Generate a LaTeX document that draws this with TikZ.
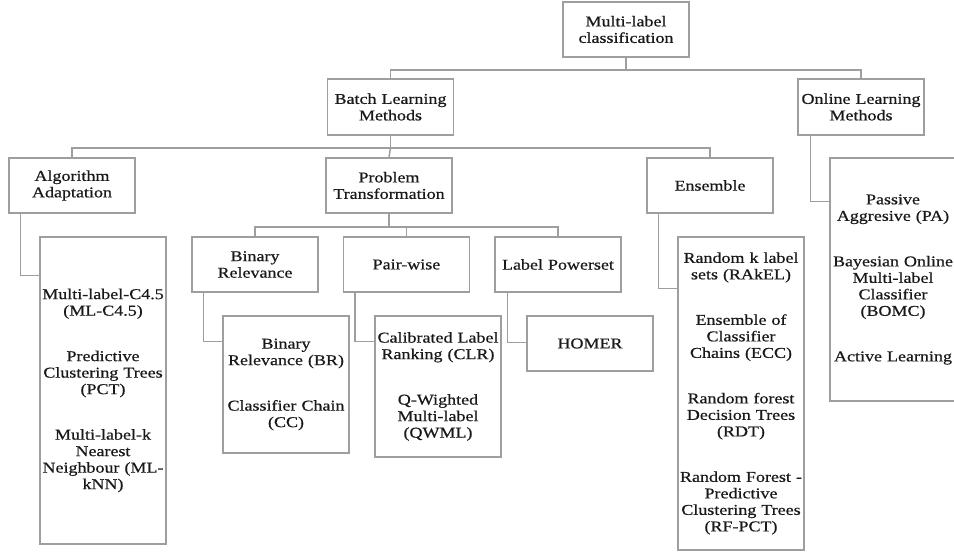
\documentclass[tikz,border=0pt]{standalone}
\usepackage{fontspec}
\setmainfont{Liberation Serif}[FakeStretch=1.2,FakeBold=0.6]
\usepackage{tikz}
\usetikzlibrary{positioning}

\definecolor{linegray}{RGB}{158,158,158}

\begin{document}
\begin{tikzpicture}[x=1pt,y=-1pt,
	box/.style={shape=rectangle,draw=linegray,line width=1.5pt,text width=122pt,inner xsep=2pt,inner ysep=0pt,
		minimum width=126pt,align=center,text=black!90,font=\fontsize{15}{16.5}\selectfont},
	link/.style={draw=linegray,line width=1.5pt}]
	\useasboundingbox (0,0) rectangle (954,554);
	\clip (0,0) rectangle (954,554);
	\path (626,29.5) node (root) [box,minimum height=55pt] {Multi-label\\classification}
		  (390.5,107) node (batch) [box,minimum height=56pt] {Batch Learning\\Methods}
		  (861,107) node (online) [box,minimum height=56pt] {Online Learning\\Methods}
		  (72,185.5) node (aa) [box,minimum height=55pt] {Algorithm\\Adaptation}
		  (389,185.5) node (pt) [box,minimum height=55pt] {Problem\\Transformation}
		  (710,185.5) node (ens) [box,minimum height=55pt] {Ensemble}
		  (255,264.5) node (br) [box,minimum height=55pt] {Binary\\Relevance}
		  (406.5,264.5) node (pw) [box,minimum height=55pt] {Pair-wise}
		  (558,264.5) node (lp) [box,minimum height=55pt] {Label Powerset};
	\path (103,390.5) node (aaleaf) [box,minimum height=307pt] {Multi-label-C4.5\\(ML-C4.5)\\[29pt]
			Predictive\\Clustering Trees\\(PCT)\\[29pt]Multi-label-k\\Nearest\\Neighbour (ML-\\kNN)}
		  (286,384.5) node (brleaf) [box,minimum height=137pt] {Binary\\Relevance (BR)\\[29pt]Classifier Chain\\(CC)}
		  (438,386.5) node (pwleaf) [box,minimum height=141pt] {Calibrated Label\\Ranking (CLR)\\[29pt]
			Q-Wighted\\Multi-label\\(QWML)}
		  (590,343.5) node (homer) [box,minimum height=55pt] {HOMER}
		  (741,393.5) node (ensleaf) [box,minimum height=313pt] {Random k label\\sets (RAkEL)\\[29pt]
			Ensemble of\\Classifier\\Chains (ECC)\\[29pt]Random forest\\Decision Trees\\(RDT)\\[29pt]
			Random Forest -\\Predictive\\Clustering Trees\\(RF-PCT)}
		  (893,279.5) node (onleaf) [box,minimum height=243pt] {Passive\\Aggresive (PA)\\[29pt]
			Bayesian Online\\Multi-label\\Classifier\\(BOMC)\\[29pt]Active Learning};
	% tree buses
	\draw[link] (root.south) -- ++(0,12) coordinate (r1);
	\draw[link] (batch.north) |- (r1) -| (online.north);
	\draw[link] (batch.south) -- ++(0,12) coordinate (r2);
	\draw[link] (aa.north) |- (r2) -| (ens.north);
	\draw[link] (r2) -- (pt.north);
	\draw[link] (pt.south) -- ++(0,13) coordinate (r3);
	\draw[link] (br.north) |- (r3) -| (lp.north);
	\draw[link] (r3) -| (pw.north);
	% leaf links
	\draw[link] ([xshift=12pt]aa.south west) |- ([yshift=-39pt]aaleaf.north west);
	\draw[link] ([xshift=12pt]br.south west) |- ([yshift=-26pt]brleaf.north west);
	\draw[link] ([xshift=12pt]pw.south west) |- ([yshift=-26pt]pwleaf.north west);
	\draw[link] ([xshift=13pt]lp.south west) |- ([yshift=-27pt]homer.north west);
	\draw[link] ([xshift=12pt]ens.south west) |- ([yshift=-52pt]ensleaf.north west);
	\draw[link] ([xshift=13pt]online.south west) |- ([yshift=-44pt]onleaf.north west);
\end{tikzpicture}
\end{document}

----

Transcribe all the data word for word; the images stay out.

• IN RESPONSE:
Generate a LaTeX document that draws this with TikZ.
\documentclass[tikz,border=0pt]{standalone}
\usepackage{fontspec}
\setmainfont{Liberation Serif}[FakeStretch=1.2,FakeBold=0.6]
\usepackage{tikz}
\usetikzlibrary{positioning}

\definecolor{linegray}{RGB}{158,158,158}

\begin{document}
\begin{tikzpicture}[x=1pt,y=-1pt,
	box/.style={shape=rectangle,draw=linegray,line width=1.5pt,text width=122pt,inner xsep=2pt,inner ysep=0pt,
		minimum width=126pt,align=center,text=black!90,font=\fontsize{15}{16.5}\selectfont},
	link/.style={draw=linegray,line width=1.5pt}]
	\useasboundingbox (0,0) rectangle (954,554);
	\clip (0,0) rectangle (954,554);
	\path (626,29.5) node (root) [box,minimum height=55pt] {Multi-label\\classification}
		  (390.5,107) node (batch) [box,minimum height=56pt] {Batch Learning\\Methods}
		  (861,107) node (online) [box,minimum height=56pt] {Online Learning\\Methods}
		  (72,185.5) node (aa) [box,minimum height=55pt] {Algorithm\\Adaptation}
		  (389,185.5) node (pt) [box,minimum height=55pt] {Problem\\Transformation}
		  (710,185.5) node (ens) [box,minimum height=55pt] {Ensemble}
		  (255,264.5) node (br) [box,minimum height=55pt] {Binary\\Relevance}
		  (406.5,264.5) node (pw) [box,minimum height=55pt] {Pair-wise}
		  (558,264.5) node (lp) [box,minimum height=55pt] {Label Powerset};
	\path (103,390.5) node (aaleaf) [box,minimum height=307pt] {Multi-label-C4.5\\(ML-C4.5)\\[29pt]
			Predictive\\Clustering Trees\\(PCT)\\[29pt]Multi-label-k\\Nearest\\Neighbour (ML-\\kNN)}
		  (286,384.5) node (brleaf) [box,minimum height=137pt] {Binary\\Relevance (BR)\\[29pt]Classifier Chain\\(CC)}
		  (438,386.5) node (pwleaf) [box,minimum height=141pt] {Calibrated Label\\Ranking (CLR)\\[29pt]
			Q-Wighted\\Multi-label\\(QWML)}
		  (590,343.5) node (homer) [box,minimum height=55pt] {HOMER}
		  (741,393.5) node (ensleaf) [box,minimum height=313pt] {Random k label\\sets (RAkEL)\\[29pt]
			Ensemble of\\Classifier\\Chains (ECC)\\[29pt]Random forest\\Decision Trees\\(RDT)\\[29pt]
			Random Forest -\\Predictive\\Clustering Trees\\(RF-PCT)}
		  (893,279.5) node (onleaf) [box,minimum height=243pt] {Passive\\Aggresive (PA)\\[29pt]
			Bayesian Online\\Multi-label\\Classifier\\(BOMC)\\[29pt]Active Learning};
	% tree buses
	\draw[link] (root.south) -- ++(0,12) coordinate (r1);
	\draw[link] (batch.north) |- (r1) -| (online.north);
	\draw[link] (batch.south) -- ++(0,12) coordinate (r2);
	\draw[link] (aa.north) |- (r2) -| (ens.north);
	\draw[link] (r2) -- (pt.north);
	\draw[link] (pt.south) -- ++(0,13) coordinate (r3);
	\draw[link] (br.north) |- (r3) -| (lp.north);
	\draw[link] (r3) -| (pw.north);
	% leaf links
	\draw[link] ([xshift=12pt]aa.south west) |- ([yshift=-39pt]aaleaf.north west);
	\draw[link] ([xshift=12pt]br.south west) |- ([yshift=-26pt]brleaf.north west);
	\draw[link] ([xshift=12pt]pw.south west) |- ([yshift=-26pt]pwleaf.north west);
	\draw[link] ([xshift=13pt]lp.south west) |- ([yshift=-27pt]homer.north west);
	\draw[link] ([xshift=12pt]ens.south west) |- ([yshift=-52pt]ensleaf.north west);
	\draw[link] ([xshift=13pt]online.south west) |- ([yshift=-44pt]onleaf.north west);
\end{tikzpicture}
\end{document}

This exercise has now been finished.